TASK BRIEF
Leaving out every picture, quote the data below exactly as it appears.

DATA BLOCK
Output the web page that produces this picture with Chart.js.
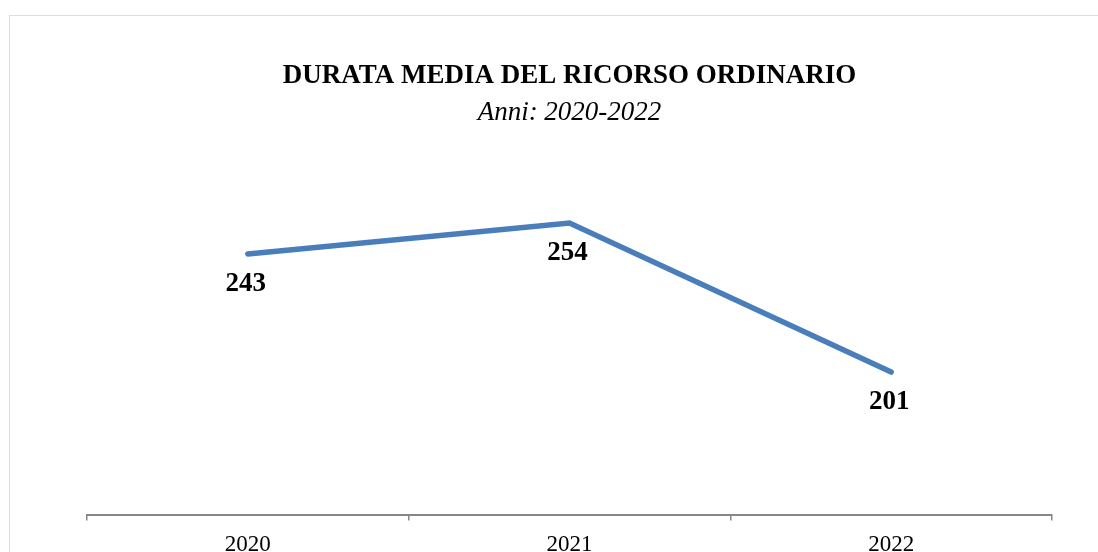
<!DOCTYPE html>
<html>
<head>
<meta charset="utf-8">
<script src="https://cdn.jsdelivr.net/npm/chart.js@4"></script>
<style>
  html, body { margin: 0; padding: 0; overflow: hidden; background: #fff; }
  #frame { position: absolute; left: 9px; top: 15px; width: 1200px; height: 700px; border: 1px solid #dedede; }
  #mainChart { position: absolute; left: 0; top: 0; }
</style>
</head>
<body>
<div id="frame"></div>
<canvas id="mainChart" width="1098" height="573"></canvas>
<script>
const years = ["2020", "2021", "2022"];
const durata = [243, 254, 201];

const serif = "'Liberation Serif', 'Times New Roman', serif";

// value labels under each point, placed from the line's own elements
const valueLabels = {
	id: "valueLabels",
	afterDatasetsDraw(chart) {
		const ctx = chart.ctx;
		const meta = chart.getDatasetMeta(0);
		ctx.save();
		ctx.font = "bold 27px " + serif;
		ctx.fillStyle = "#000";
		ctx.textAlign = "center";
		ctx.textBaseline = "middle";
		meta.data.forEach((pt, i) => {
			ctx.fillText(String(durata[i]), pt.x - 2, pt.y + 30);
		});
		ctx.restore();
	}
};

new Chart("mainChart", {
	type: "line",
	data: {
		labels: years,
		datasets: [{
			data: durata,
			borderColor: "#4a7ebb",
			backgroundColor: "#4a7ebb",
			borderWidth: 5.5,
			borderCapStyle: "round",
			borderJoinStyle: "miter",
			pointRadius: 0,
			tension: 0
		}]
	},
	options: {
		responsive: false,
		animation: false,
		layout: { padding: { left: 87, right: 46, top: 0, bottom: 3 } },
		plugins: {
			legend: { display: false },
			tooltip: { enabled: false },
			title: {
				display: true,
				text: "DURATA MEDIA DEL RICORSO ORDINARIO",
				color: "#000",
				font: { family: serif, size: 27, weight: "bold" },
				padding: { top: 60, bottom: 4 }
			},
			subtitle: {
				display: true,
				text: "Anni: 2020-2022",
				color: "#000",
				font: { family: serif, size: 27, style: "italic", weight: "normal" },
				padding: { top: 0, bottom: 10 }
			}
		},
		scales: {
			x: {
				offset: true,
				grid: {
					display: true,
					offset: true,
					drawOnChartArea: false,
					drawTicks: true,
					tickLength: 5,
					color: "#868686",
					lineWidth: 1.5
				},
				border: { display: true, color: "#868686", width: 2 },
				ticks: {
					color: "#000",
					padding: 11,
					font: { family: serif, size: 23 }
				}
			},
			y: {
				display: false,
				min: 150,
				max: 284
			}
		}
	},
	plugins: [valueLabels]
});
</script>
</body>
</html>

SOLUTION FOR THIS TASK
Output the web page that produces this picture with Chart.js.
<!DOCTYPE html>
<html>
<head>
<meta charset="utf-8">
<script src="https://cdn.jsdelivr.net/npm/chart.js@4"></script>
<style>
  html, body { margin: 0; padding: 0; overflow: hidden; background: #fff; }
  #frame { position: absolute; left: 9px; top: 15px; width: 1200px; height: 700px; border: 1px solid #dedede; }
  #mainChart { position: absolute; left: 0; top: 0; }
</style>
</head>
<body>
<div id="frame"></div>
<canvas id="mainChart" width="1098" height="573"></canvas>
<script>
const years = ["2020", "2021", "2022"];
const durata = [243, 254, 201];

const serif = "'Liberation Serif', 'Times New Roman', serif";

// value labels under each point, placed from the line's own elements
const valueLabels = {
	id: "valueLabels",
	afterDatasetsDraw(chart) {
		const ctx = chart.ctx;
		const meta = chart.getDatasetMeta(0);
		ctx.save();
		ctx.font = "bold 27px " + serif;
		ctx.fillStyle = "#000";
		ctx.textAlign = "center";
		ctx.textBaseline = "middle";
		meta.data.forEach((pt, i) => {
			ctx.fillText(String(durata[i]), pt.x - 2, pt.y + 30);
		});
		ctx.restore();
	}
};

new Chart("mainChart", {
	type: "line",
	data: {
		labels: years,
		datasets: [{
			data: durata,
			borderColor: "#4a7ebb",
			backgroundColor: "#4a7ebb",
			borderWidth: 5.5,
			borderCapStyle: "round",
			borderJoinStyle: "miter",
			pointRadius: 0,
			tension: 0
		}]
	},
	options: {
		responsive: false,
		animation: false,
		layout: { padding: { left: 87, right: 46, top: 0, bottom: 3 } },
		plugins: {
			legend: { display: false },
			tooltip: { enabled: false },
			title: {
				display: true,
				text: "DURATA MEDIA DEL RICORSO ORDINARIO",
				color: "#000",
				font: { family: serif, size: 27, weight: "bold" },
				padding: { top: 60, bottom: 4 }
			},
			subtitle: {
				display: true,
				text: "Anni: 2020-2022",
				color: "#000",
				font: { family: serif, size: 27, style: "italic", weight: "normal" },
				padding: { top: 0, bottom: 10 }
			}
		},
		scales: {
			x: {
				offset: true,
				grid: {
					display: true,
					offset: true,
					drawOnChartArea: false,
					drawTicks: true,
					tickLength: 5,
					color: "#868686",
					lineWidth: 1.5
				},
				border: { display: true, color: "#868686", width: 2 },
				ticks: {
					color: "#000",
					padding: 11,
					font: { family: serif, size: 23 }
				}
			},
			y: {
				display: false,
				min: 150,
				max: 284
			}
		}
	},
	plugins: [valueLabels]
});
</script>
</body>
</html>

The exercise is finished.